Dropout

Dropout is a form of regularization that randomly drops some proportion of the nodes that feed into a fully connected layer (Figure 4-8). Here, dropping a node means that its contribution to the corresponding activation function is set to 0. Since there is no activation contribution, the gradients for dropped nodes drop to zero as well.

Figure 4-8.

Dropout randomly drops neurons from a network while training. Empirically, this technique often provides powerful regularization for network training.

The nodes to be dropped are chosen at random during each step of gradient descent. The underlying design principle is that the network will be forced to avoid “co-adaptation.” Briefly, we will explain what co-adaptation is and how it arises in non-regularized deep architectures. Suppose that one neuron in a deep network has learned a useful representation. Then other neurons deeper in the network will rapidly learn to depend on that particular neuron for information. This process will render the network brittle since the network will depend excessively on the features learned by that neuron, which might represent a quirk of the dataset, instead of learning a general rule.

Dropout prevents this type of co-adaptation because it will no longer be possible to depend on the presence of single powerful neurons (since that neuron might drop randomly during training). As a result, other neurons will be forced to “pick up the slack” and learn useful representations as well. The theoretical argument follows that this process should result in stronger learned models.

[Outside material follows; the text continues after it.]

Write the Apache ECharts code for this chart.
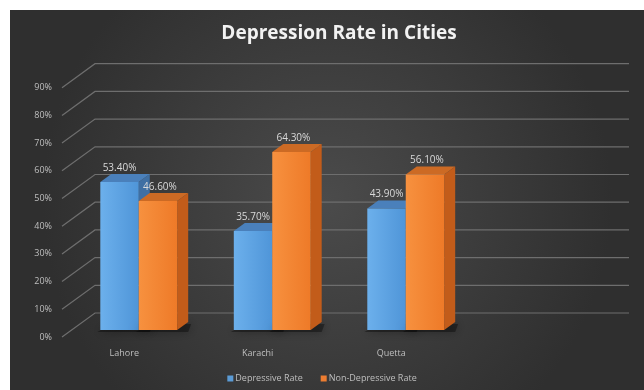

In practice, dropout has a pair of empirical effects. First, it prevents the network from memorizing the training data; with dropout, training loss will no longer tend rapidly toward 0, even for very large deep networks. Next, dropout tends to slightly boost the predictive power of the model on new data. This effect often holds for a wide range of datasets, part of the reason that dropout is recognized as a powerful invention, and not just a simple statistical hack.

You should note that dropout should be turned off when making predictions. Forgetting to turn off dropout can cause predictions to be much noisier and less useful than they would be otherwise. We discuss how to handle dropout for training and predictions correctly later in the chapter.

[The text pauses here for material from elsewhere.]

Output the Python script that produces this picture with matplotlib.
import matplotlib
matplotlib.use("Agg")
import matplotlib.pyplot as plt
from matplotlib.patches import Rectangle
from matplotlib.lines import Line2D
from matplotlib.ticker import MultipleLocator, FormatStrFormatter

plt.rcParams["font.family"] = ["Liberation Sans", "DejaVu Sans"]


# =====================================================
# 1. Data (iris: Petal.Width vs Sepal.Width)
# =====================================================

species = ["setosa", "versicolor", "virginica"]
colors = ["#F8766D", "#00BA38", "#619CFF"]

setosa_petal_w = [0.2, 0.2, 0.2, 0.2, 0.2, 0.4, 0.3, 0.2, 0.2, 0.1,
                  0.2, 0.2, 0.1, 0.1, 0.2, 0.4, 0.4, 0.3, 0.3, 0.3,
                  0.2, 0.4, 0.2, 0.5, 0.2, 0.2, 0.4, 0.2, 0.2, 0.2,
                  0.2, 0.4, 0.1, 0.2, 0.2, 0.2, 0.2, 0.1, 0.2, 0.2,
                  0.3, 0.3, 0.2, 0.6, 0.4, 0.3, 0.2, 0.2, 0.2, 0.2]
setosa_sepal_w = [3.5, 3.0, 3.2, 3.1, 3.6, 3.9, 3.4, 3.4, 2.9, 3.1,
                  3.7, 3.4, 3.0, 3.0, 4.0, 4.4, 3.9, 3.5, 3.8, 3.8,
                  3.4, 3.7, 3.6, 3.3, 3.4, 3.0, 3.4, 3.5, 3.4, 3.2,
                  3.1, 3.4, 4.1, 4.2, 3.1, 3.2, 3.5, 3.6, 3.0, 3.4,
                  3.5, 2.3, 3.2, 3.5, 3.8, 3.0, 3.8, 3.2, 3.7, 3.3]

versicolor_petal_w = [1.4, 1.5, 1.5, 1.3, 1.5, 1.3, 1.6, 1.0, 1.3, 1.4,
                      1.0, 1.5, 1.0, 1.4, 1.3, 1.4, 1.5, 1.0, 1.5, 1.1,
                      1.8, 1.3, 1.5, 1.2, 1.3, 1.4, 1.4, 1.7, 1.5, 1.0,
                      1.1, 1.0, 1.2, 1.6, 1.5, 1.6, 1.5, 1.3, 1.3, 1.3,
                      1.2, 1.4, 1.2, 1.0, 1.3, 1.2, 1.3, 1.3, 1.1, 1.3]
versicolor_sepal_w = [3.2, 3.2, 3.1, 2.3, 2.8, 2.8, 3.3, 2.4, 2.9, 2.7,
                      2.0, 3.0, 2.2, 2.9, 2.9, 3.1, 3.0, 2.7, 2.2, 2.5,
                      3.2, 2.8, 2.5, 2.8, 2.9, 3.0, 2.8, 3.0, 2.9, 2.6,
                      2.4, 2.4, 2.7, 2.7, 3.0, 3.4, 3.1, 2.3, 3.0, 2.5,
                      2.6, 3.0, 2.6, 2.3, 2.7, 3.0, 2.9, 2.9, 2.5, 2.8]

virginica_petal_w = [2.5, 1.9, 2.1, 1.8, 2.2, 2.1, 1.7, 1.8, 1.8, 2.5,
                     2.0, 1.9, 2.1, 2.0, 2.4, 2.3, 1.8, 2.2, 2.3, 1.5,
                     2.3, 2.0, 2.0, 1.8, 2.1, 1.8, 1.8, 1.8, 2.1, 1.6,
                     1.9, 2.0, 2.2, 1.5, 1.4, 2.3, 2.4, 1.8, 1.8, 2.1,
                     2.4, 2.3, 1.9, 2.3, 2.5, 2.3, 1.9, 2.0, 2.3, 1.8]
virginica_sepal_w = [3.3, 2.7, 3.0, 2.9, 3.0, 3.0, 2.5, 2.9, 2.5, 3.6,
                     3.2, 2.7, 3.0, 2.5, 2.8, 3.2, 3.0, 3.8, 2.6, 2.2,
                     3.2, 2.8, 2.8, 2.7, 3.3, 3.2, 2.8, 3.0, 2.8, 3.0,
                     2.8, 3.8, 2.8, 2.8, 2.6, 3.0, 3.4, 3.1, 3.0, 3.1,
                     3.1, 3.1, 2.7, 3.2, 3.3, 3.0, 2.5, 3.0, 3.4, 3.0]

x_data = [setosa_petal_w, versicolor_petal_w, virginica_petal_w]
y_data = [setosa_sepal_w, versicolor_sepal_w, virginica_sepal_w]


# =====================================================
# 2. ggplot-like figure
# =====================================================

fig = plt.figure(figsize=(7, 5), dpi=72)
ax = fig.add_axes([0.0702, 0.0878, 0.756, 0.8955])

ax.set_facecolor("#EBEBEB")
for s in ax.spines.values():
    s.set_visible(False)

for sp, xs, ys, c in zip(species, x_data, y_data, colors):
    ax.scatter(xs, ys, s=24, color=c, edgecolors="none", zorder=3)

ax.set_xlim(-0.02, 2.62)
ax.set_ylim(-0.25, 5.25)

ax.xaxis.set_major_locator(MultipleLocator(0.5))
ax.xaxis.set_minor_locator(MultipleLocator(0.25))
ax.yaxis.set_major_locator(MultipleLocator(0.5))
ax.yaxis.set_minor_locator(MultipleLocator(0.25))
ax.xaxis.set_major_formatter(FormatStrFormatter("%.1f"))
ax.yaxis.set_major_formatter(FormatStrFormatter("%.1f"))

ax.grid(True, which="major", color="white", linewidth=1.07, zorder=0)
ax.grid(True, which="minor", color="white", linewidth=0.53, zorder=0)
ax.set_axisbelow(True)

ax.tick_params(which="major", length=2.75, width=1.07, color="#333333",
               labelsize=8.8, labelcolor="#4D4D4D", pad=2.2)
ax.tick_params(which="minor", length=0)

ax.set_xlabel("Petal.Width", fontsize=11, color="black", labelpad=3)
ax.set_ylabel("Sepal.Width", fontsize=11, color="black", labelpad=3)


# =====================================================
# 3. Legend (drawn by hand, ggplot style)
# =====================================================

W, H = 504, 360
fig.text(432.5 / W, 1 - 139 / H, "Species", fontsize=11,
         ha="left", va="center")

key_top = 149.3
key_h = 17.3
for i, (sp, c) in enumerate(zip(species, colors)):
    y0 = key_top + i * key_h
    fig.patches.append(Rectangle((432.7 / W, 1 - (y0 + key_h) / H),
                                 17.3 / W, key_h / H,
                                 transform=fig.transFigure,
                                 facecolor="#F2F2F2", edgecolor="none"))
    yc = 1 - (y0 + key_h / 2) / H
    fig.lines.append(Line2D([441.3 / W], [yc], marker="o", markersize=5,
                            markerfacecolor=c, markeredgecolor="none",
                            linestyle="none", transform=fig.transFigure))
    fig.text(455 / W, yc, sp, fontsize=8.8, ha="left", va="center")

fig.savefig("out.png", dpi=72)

How Can Big Networks Not Overfit?

One of the most jarring points for classically trained statisticians is that deep networks may routinely have more internal degrees of freedom than are present in the training data. In classical statistics, the presence of these extra degrees of freedom would render the model useless, since there will no longer exist a guarantee that the model learned is “real” in the classical sense.

How then can a deep network with millions of parameters learn meaningful results on datasets with only thousands of exemplars? Dropout can make a big difference here and prevent brute memorization. But, there’s also a deeper unexplained mystery in that deep networks will tend to learn useful facts even in the absence of dropout. This tendency might be due to some quirk of backpropagation or fully connected network structure that we don’t yet understand.